What is asked – Write the data out again, character for character, with no images.

Available data –
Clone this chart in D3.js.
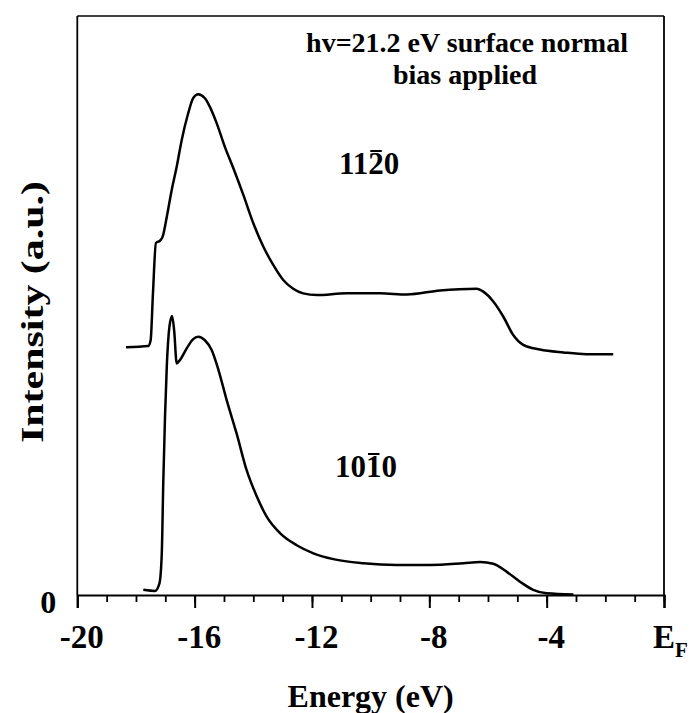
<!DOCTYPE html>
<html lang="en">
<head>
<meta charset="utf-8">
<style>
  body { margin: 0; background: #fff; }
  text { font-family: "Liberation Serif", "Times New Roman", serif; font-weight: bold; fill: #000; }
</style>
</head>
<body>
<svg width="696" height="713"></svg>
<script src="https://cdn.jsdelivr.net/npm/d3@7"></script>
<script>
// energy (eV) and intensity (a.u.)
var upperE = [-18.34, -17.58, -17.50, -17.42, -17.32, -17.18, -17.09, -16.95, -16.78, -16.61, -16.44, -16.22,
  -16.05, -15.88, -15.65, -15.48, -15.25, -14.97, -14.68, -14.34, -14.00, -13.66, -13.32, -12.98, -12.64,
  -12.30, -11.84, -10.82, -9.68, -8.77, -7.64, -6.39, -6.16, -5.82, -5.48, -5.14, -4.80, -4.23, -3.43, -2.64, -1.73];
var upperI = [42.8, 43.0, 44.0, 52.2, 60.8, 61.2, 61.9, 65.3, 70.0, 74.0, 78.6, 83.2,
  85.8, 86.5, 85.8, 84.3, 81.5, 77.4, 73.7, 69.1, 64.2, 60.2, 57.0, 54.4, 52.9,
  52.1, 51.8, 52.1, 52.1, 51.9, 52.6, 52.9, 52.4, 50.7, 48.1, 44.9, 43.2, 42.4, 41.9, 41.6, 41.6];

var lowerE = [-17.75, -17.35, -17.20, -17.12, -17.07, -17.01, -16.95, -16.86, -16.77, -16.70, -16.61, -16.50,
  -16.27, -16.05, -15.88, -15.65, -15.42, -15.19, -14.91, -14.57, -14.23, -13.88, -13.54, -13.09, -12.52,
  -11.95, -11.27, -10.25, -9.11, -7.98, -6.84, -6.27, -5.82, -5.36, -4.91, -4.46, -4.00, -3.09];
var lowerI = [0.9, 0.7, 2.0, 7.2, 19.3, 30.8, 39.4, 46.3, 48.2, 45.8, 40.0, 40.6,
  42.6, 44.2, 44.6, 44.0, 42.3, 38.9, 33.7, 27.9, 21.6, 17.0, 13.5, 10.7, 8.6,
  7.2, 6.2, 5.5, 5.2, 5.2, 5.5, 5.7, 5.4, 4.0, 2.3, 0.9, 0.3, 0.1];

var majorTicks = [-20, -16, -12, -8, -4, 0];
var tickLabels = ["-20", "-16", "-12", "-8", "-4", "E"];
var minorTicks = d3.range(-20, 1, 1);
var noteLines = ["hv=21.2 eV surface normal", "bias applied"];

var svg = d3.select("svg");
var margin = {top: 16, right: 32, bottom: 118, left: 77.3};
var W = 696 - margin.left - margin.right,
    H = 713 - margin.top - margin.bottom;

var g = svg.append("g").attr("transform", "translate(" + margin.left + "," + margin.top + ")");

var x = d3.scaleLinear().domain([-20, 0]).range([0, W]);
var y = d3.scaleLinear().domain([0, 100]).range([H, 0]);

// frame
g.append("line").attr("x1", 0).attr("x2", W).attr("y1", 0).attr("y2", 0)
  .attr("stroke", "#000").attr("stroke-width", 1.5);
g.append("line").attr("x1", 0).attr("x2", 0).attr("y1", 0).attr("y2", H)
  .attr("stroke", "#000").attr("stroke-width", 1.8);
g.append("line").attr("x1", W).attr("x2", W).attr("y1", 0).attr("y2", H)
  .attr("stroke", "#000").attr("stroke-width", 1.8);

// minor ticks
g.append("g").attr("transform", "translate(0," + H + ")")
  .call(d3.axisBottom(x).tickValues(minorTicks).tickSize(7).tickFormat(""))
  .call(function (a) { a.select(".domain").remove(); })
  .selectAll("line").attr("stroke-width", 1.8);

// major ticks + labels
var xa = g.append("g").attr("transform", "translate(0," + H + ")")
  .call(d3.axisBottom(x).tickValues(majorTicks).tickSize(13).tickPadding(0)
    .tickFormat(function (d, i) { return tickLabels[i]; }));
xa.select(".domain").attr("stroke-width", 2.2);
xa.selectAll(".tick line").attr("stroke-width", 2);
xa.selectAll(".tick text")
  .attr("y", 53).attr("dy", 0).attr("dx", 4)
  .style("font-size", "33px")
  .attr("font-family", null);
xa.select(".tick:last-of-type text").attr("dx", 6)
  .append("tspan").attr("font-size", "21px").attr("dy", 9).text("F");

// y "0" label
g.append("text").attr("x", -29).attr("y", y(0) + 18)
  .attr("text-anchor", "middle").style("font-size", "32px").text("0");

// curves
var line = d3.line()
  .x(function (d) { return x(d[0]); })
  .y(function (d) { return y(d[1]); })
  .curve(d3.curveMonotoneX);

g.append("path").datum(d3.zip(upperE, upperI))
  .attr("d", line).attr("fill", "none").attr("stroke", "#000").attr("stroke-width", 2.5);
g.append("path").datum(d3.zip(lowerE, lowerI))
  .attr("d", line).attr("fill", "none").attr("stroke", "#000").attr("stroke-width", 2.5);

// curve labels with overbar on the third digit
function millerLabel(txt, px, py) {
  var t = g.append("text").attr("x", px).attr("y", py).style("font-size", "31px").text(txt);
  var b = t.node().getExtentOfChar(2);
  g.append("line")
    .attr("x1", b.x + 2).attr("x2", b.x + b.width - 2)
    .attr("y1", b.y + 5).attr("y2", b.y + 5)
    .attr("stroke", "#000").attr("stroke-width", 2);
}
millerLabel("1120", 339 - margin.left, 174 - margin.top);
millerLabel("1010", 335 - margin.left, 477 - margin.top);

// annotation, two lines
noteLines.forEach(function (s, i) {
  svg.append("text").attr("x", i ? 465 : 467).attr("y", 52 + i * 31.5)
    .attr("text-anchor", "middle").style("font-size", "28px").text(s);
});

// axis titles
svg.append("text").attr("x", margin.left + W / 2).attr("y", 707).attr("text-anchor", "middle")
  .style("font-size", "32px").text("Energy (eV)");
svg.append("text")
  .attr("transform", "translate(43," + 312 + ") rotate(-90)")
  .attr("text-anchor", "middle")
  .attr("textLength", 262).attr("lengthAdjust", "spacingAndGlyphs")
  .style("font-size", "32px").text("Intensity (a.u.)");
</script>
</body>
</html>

Solution –
Clone this chart in D3.js.
<!DOCTYPE html>
<html lang="en">
<head>
<meta charset="utf-8">
<style>
  body { margin: 0; background: #fff; }
  text { font-family: "Liberation Serif", "Times New Roman", serif; font-weight: bold; fill: #000; }
</style>
</head>
<body>
<svg width="696" height="713"></svg>
<script src="https://cdn.jsdelivr.net/npm/d3@7"></script>
<script>
// energy (eV) and intensity (a.u.)
var upperE = [-18.34, -17.58, -17.50, -17.42, -17.32, -17.18, -17.09, -16.95, -16.78, -16.61, -16.44, -16.22,
  -16.05, -15.88, -15.65, -15.48, -15.25, -14.97, -14.68, -14.34, -14.00, -13.66, -13.32, -12.98, -12.64,
  -12.30, -11.84, -10.82, -9.68, -8.77, -7.64, -6.39, -6.16, -5.82, -5.48, -5.14, -4.80, -4.23, -3.43, -2.64, -1.73];
var upperI = [42.8, 43.0, 44.0, 52.2, 60.8, 61.2, 61.9, 65.3, 70.0, 74.0, 78.6, 83.2,
  85.8, 86.5, 85.8, 84.3, 81.5, 77.4, 73.7, 69.1, 64.2, 60.2, 57.0, 54.4, 52.9,
  52.1, 51.8, 52.1, 52.1, 51.9, 52.6, 52.9, 52.4, 50.7, 48.1, 44.9, 43.2, 42.4, 41.9, 41.6, 41.6];

var lowerE = [-17.75, -17.35, -17.20, -17.12, -17.07, -17.01, -16.95, -16.86, -16.77, -16.70, -16.61, -16.50,
  -16.27, -16.05, -15.88, -15.65, -15.42, -15.19, -14.91, -14.57, -14.23, -13.88, -13.54, -13.09, -12.52,
  -11.95, -11.27, -10.25, -9.11, -7.98, -6.84, -6.27, -5.82, -5.36, -4.91, -4.46, -4.00, -3.09];
var lowerI = [0.9, 0.7, 2.0, 7.2, 19.3, 30.8, 39.4, 46.3, 48.2, 45.8, 40.0, 40.6,
  42.6, 44.2, 44.6, 44.0, 42.3, 38.9, 33.7, 27.9, 21.6, 17.0, 13.5, 10.7, 8.6,
  7.2, 6.2, 5.5, 5.2, 5.2, 5.5, 5.7, 5.4, 4.0, 2.3, 0.9, 0.3, 0.1];

var majorTicks = [-20, -16, -12, -8, -4, 0];
var tickLabels = ["-20", "-16", "-12", "-8", "-4", "E"];
var minorTicks = d3.range(-20, 1, 1);
var noteLines = ["hv=21.2 eV surface normal", "bias applied"];

var svg = d3.select("svg");
var margin = {top: 16, right: 32, bottom: 118, left: 77.3};
var W = 696 - margin.left - margin.right,
    H = 713 - margin.top - margin.bottom;

var g = svg.append("g").attr("transform", "translate(" + margin.left + "," + margin.top + ")");

var x = d3.scaleLinear().domain([-20, 0]).range([0, W]);
var y = d3.scaleLinear().domain([0, 100]).range([H, 0]);

// frame
g.append("line").attr("x1", 0).attr("x2", W).attr("y1", 0).attr("y2", 0)
  .attr("stroke", "#000").attr("stroke-width", 1.5);
g.append("line").attr("x1", 0).attr("x2", 0).attr("y1", 0).attr("y2", H)
  .attr("stroke", "#000").attr("stroke-width", 1.8);
g.append("line").attr("x1", W).attr("x2", W).attr("y1", 0).attr("y2", H)
  .attr("stroke", "#000").attr("stroke-width", 1.8);

// minor ticks
g.append("g").attr("transform", "translate(0," + H + ")")
  .call(d3.axisBottom(x).tickValues(minorTicks).tickSize(7).tickFormat(""))
  .call(function (a) { a.select(".domain").remove(); })
  .selectAll("line").attr("stroke-width", 1.8);

// major ticks + labels
var xa = g.append("g").attr("transform", "translate(0," + H + ")")
  .call(d3.axisBottom(x).tickValues(majorTicks).tickSize(13).tickPadding(0)
    .tickFormat(function (d, i) { return tickLabels[i]; }));
xa.select(".domain").attr("stroke-width", 2.2);
xa.selectAll(".tick line").attr("stroke-width", 2);
xa.selectAll(".tick text")
  .attr("y", 53).attr("dy", 0).attr("dx", 4)
  .style("font-size", "33px")
  .attr("font-family", null);
xa.select(".tick:last-of-type text").attr("dx", 6)
  .append("tspan").attr("font-size", "21px").attr("dy", 9).text("F");

// y "0" label
g.append("text").attr("x", -29).attr("y", y(0) + 18)
  .attr("text-anchor", "middle").style("font-size", "32px").text("0");

// curves
var line = d3.line()
  .x(function (d) { return x(d[0]); })
  .y(function (d) { return y(d[1]); })
  .curve(d3.curveMonotoneX);

g.append("path").datum(d3.zip(upperE, upperI))
  .attr("d", line).attr("fill", "none").attr("stroke", "#000").attr("stroke-width", 2.5);
g.append("path").datum(d3.zip(lowerE, lowerI))
  .attr("d", line).attr("fill", "none").attr("stroke", "#000").attr("stroke-width", 2.5);

// curve labels with overbar on the third digit
function millerLabel(txt, px, py) {
  var t = g.append("text").attr("x", px).attr("y", py).style("font-size", "31px").text(txt);
  var b = t.node().getExtentOfChar(2);
  g.append("line")
    .attr("x1", b.x + 2).attr("x2", b.x + b.width - 2)
    .attr("y1", b.y + 5).attr("y2", b.y + 5)
    .attr("stroke", "#000").attr("stroke-width", 2);
}
millerLabel("1120", 339 - margin.left, 174 - margin.top);
millerLabel("1010", 335 - margin.left, 477 - margin.top);

// annotation, two lines
noteLines.forEach(function (s, i) {
  svg.append("text").attr("x", i ? 465 : 467).attr("y", 52 + i * 31.5)
    .attr("text-anchor", "middle").style("font-size", "28px").text(s);
});

// axis titles
svg.append("text").attr("x", margin.left + W / 2).attr("y", 707).attr("text-anchor", "middle")
  .style("font-size", "32px").text("Energy (eV)");
svg.append("text")
  .attr("transform", "translate(43," + 312 + ") rotate(-90)")
  .attr("text-anchor", "middle")
  .attr("textLength", 262).attr("lengthAdjust", "spacingAndGlyphs")
  .style("font-size", "32px").text("Intensity (a.u.)");
</script>
</body>
</html>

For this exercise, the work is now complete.